Sounds like you had a pretty severe reaction, with the tunnel vision and all. I had a tunnel vision experience a few weeks ago when I kind of over did it in the heat while servicing my car at my friend car shop, I was already in a weakend state though from not feeling well. So I can certainly visualize what happened.

Most Post Land Mark Course Reaction didn't include the tunnel vision. I felt like a weight had been lifted, I felt empty, plus I was feeling scarred having just basically told the instructor off as well as Landmark.

When the hallucination first happened I thought there was something in the street that I was going to run over. So I swerved and realized nothing was there. It spooked me a bit. I kind of thought it was the street lighting and the local suburban landscaping. But when I got to my apartment that is well lit and the same thing occurred I knew something was wrong. I immediately called a trusted friend and told her all the events of the weekend and what had just occurred. Because of her professional background she knew exactly what was going on and that I had been basically been subjected to brainwashing.

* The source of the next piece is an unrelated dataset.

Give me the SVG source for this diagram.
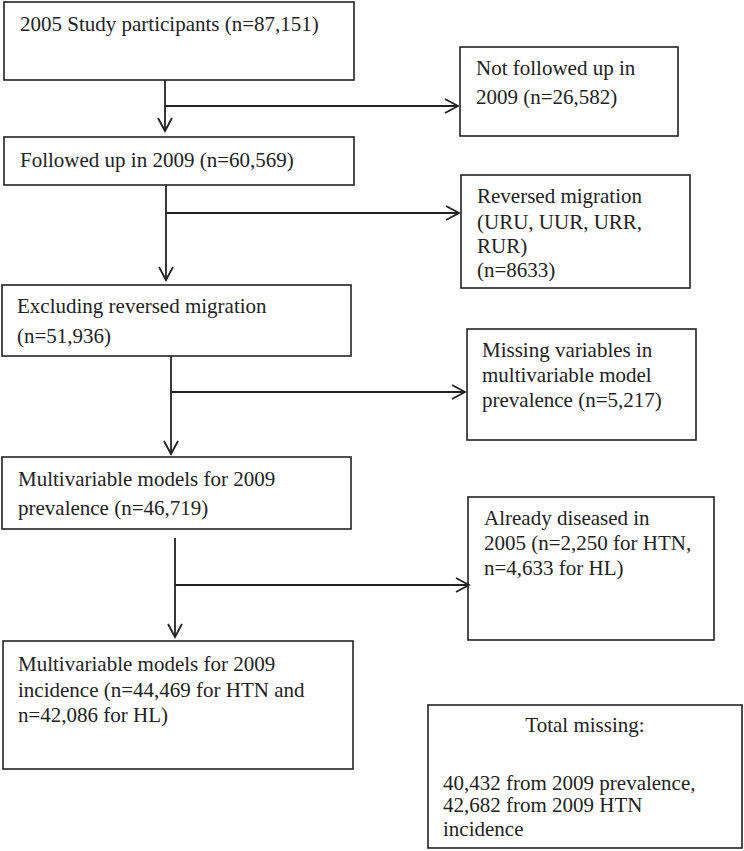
<svg xmlns="http://www.w3.org/2000/svg" width="744" height="851" viewBox="0 0 744 851">
<defs>
<style>
.box{fill:#fff;stroke:#222;stroke-width:1.6}
.t{font-family:"Liberation Serif","Times New Roman",serif;font-size:21px;fill:#222}
.c{fill:none;stroke:#222;stroke-width:1.8}
</style>
<marker id="ah" markerUnits="userSpaceOnUse" markerWidth="20" markerHeight="20" refX="14" refY="8" orient="auto" viewBox="0 0 20 20">
<path d="M1,1 L14,8 L1,15" fill="none" stroke="#222" stroke-width="1.8"/>
</marker>
</defs>
<rect width="744" height="851" fill="#fff"/>
<g id="n1"><rect class="box" x="4" y="2" width="350" height="78"/><text class="t" x="20" y="31">2005 Study participants (n=87,151)</text></g>
<g id="n2"><rect class="box" x="460" y="47" width="218" height="89"/><text class="t" x="476" y="75">Not followed up in</text><text class="t" x="476" y="104">2009 (n=26,582)</text></g>
<g id="n3"><rect class="box" x="4" y="137" width="350" height="48"/><text class="t" x="20" y="167">Followed up in 2009 (n=60,569)</text></g>
<g id="n4"><rect class="box" x="461" y="175" width="229" height="113"/><text class="t" x="477" y="203">Reversed migration</text><text class="t" x="477" y="229">(URU, UUR, URR,</text><text class="t" x="477" y="253">RUR)</text><text class="t" x="477" y="277">(n=8633)</text></g>
<g id="n5"><rect class="box" x="2" y="285" width="349" height="71"/><text class="t" x="17" y="313">Excluding reversed migration</text><text class="t" x="17" y="343">(n=51,936)</text></g>
<g id="n6"><rect class="box" x="467" y="329" width="229" height="111"/><text class="t" x="482" y="357">Missing variables in</text><text class="t" x="482" y="382">multivariable model</text><text class="t" x="482" y="407">prevalence (n=5,217)</text></g>
<g id="n7"><rect class="box" x="2" y="457" width="349" height="72"/><text class="t" x="18" y="486">Multivariable models for 2009</text><text class="t" x="18" y="515">prevalence (n=46,719)</text></g>
<g id="n8"><rect class="box" x="468" y="497" width="246" height="143"/><text class="t" x="484" y="525">Already diseased in</text><text class="t" x="484" y="550">2005 (n=2,250 for HTN,</text><text class="t" x="484" y="575">n=4,633 for HL)</text></g>
<g id="n9"><rect class="box" x="3" y="641" width="350" height="128"/><text class="t" x="18" y="671">Multivariable models for 2009</text><text class="t" x="18" y="697">incidence (n=44,469 for HTN and</text><text class="t" x="18" y="722">n=42,086 for HL)</text></g>
<g id="n10"><rect class="box" x="428" y="705" width="314" height="143"/><text class="t" x="585" y="732" text-anchor="middle">Total missing:</text><text class="t" x="443" y="790">40,432 from 2009 prevalence,</text><text class="t" x="443" y="812">42,682 from 2009 HTN</text><text class="t" x="443" y="836">incidence</text></g>
<g id="connectors">
<path class="c" d="M165,80 V131" marker-end="url(#ah)"/>
<path class="c" d="M165,106 H458" marker-end="url(#ah)"/>
<path class="c" d="M166,185 V280" marker-end="url(#ah)"/>
<path class="c" d="M166,213 H459" marker-end="url(#ah)"/>
<path class="c" d="M171,356 V454" marker-end="url(#ah)"/>
<path class="c" d="M171,392 H465" marker-end="url(#ah)"/>
<path class="c" d="M175,538 V637" marker-end="url(#ah)"/>
<path class="c" d="M175,585 H469" marker-end="url(#ah)"/>
</g>
</svg>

The rug got yanked out from under me last month when I discovered that the mentor / mentoring course (Raymond Aaron) I was involved in outside of Landmark was linked indirectly to Landmark. I discovered that Raymonds mentor is Marcia Martin, co-founder of EST which is now Landmark. Raymond spoke about Landmark being a wonderful educational organization. Once again I was in my car and driving!!!!

This time it was daylight and the only reactions I had were utter disgust, felt like I was getting screwed once again, anger, and like all of what I had previously believed was nothing more than a lie. I didn't hallucinate this time, I just got really mad and motivated to start doing something about LGAT's and fake Self Improvement Guru's. I felt numbed as well. I was able to drive to my destination a half hour away with out any problems.